The Money3 Corporation Limited (ASX: MNY) share price is trading higher today following the release of the lender's half-year results. Impressive results have driven Money3 shares up 5.17% to $2.85.
Revenue and profit up
Money3 reported first-half normalised net profit after tax (NPAT) of $15.7 million, up 61.9%. The loan book has grown 48.8% since December 2018 to reach $426.7 million.
H1 FY20 revenue increased 55% over the prior corresponding period (pcp) to $62.7 million. Earnings before interest, tax, depreciation and amortisation (EBITDA) came in 56.4% higher at $30.5 million.
Additionally, earnings per share (EPS) increased 31.3% over the pcp to 8.6 cents, and an interim dividend of 5 cents per share (fully franked) was declared.
Money3's business
Money3 operates in the consumer lending space providing personal loans up to $12,000 and car loans up to $50,000. Money3 acquired Go Car Finance in New Zealand in 2H19, expanding the company's geographic footprint.
The company reports that it has originated loans for over 500,000 customers with more than $1 billion lent since inception. In Australia, 1 in 500 vehicles have a current Money3 loan while in New Zealand, 1 in 800 vehicles have a current Go Car Finance loan.

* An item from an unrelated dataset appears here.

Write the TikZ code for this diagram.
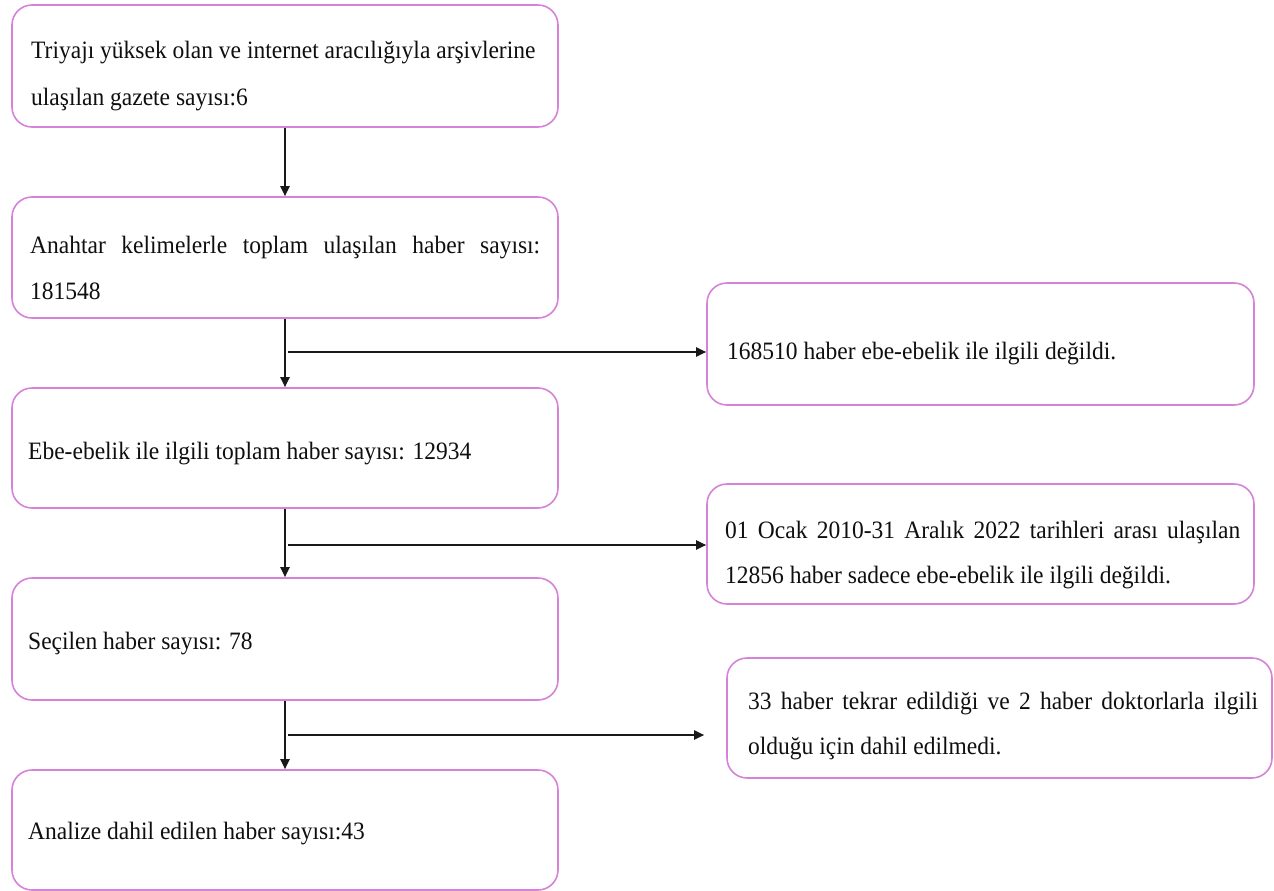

Between FY15 and FY19, revenue grew at a compound annual growth rate (CAGR) of 25%, while EBITDA grew at 30%. Over the same period, the gross loan book grew at a CAGR of 28% with EPS growing at 21%.
Originations and bad debts
In H1 FY20, bad debts increased to $9.7 million from $7 million in the pcp, while the impairment allowance increased to $2.8 million from $0.8 million.
Loan originations in the first half of FY20 were $138 million, with Money3 forecasting $137 million in originations in the second half. This would bring total originations for FY20 to $275 million, well up on the $193 million in loans originated in FY19.
Money3 market
Money3 estimates the annual market for consumer vehicle financing in Australia is worth some $20 billion, with $6.3 billion attributed to used vehicle financing.
The company estimates it finances 3% of the used car market annually, with 4-5 million Australians either not serviced or excluded by traditional lenders. Go Car Finance estimates around 1 million New Zealanders are either not serviced or excluded by traditional lenders.
Outlook
Money3 is forecasting NPAT for FY20 from continuing operations of more than $30 million and statutory NPAT in excess of $32 million.
The company has $50 million in funding headroom and forecasts the gross loan book will grow to more than $475 million this financial year.
In addition, a 10 cent dividend is predicted for this financial year.